Deutschlands solarer Absturz entbehrt nicht einer gewissen Tragik. Denn ausgerechnet in unseren von der Sonne wenig verwöhnten Regionen reifte die junge Technik dank der üppigen, staatlich garantierten Einspeisevergütungen zur Blüte heran. Hersteller aus aller Welt, allen voran aus China, fanden hier genügend Absatz, um ihren Systemen die Kinderkrankheiten auszutreiben und sie über große Stückzahlen und effizientere Produktionstechniken massiv zu verbilligen.
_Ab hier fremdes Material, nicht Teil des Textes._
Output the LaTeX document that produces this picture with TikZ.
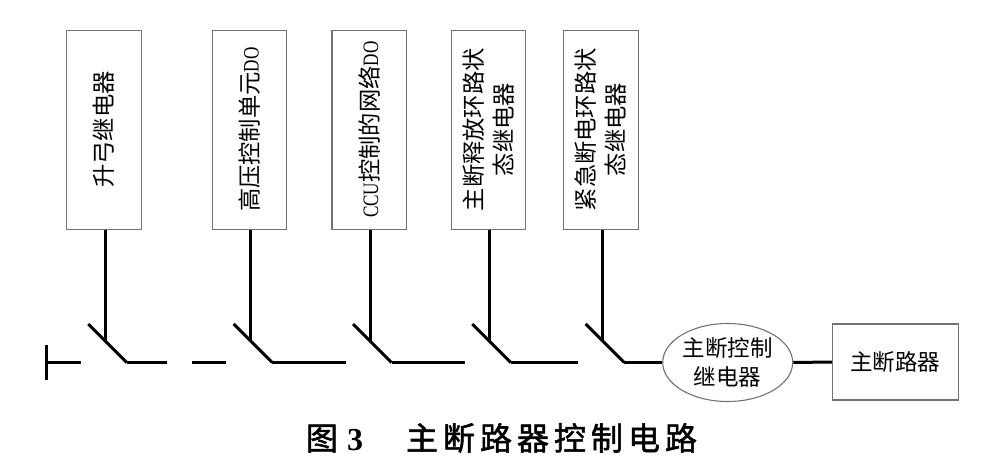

Kostete die Kilowattstunde Solarstrom anfangs noch 50 Cent und mehr, produzieren heutige Spitzenmodule sie an ergiebigen Standorten schon für weniger als zehn Cent. In Kalifornien mitunter sogar für umgerechnet weniger als fünf Cent.
Der Effekt: In immer mehr Ländern schaffen Geschäfts- und Privatleute Solaranlagen an, um den teureren Stromtarifen der Energieversorger zu entgehen. Die steigenden Stückzahlen werden die Preise für die Fotovoltaiksysteme weiter sinken lassen – der Solarboom nährt sich selbst.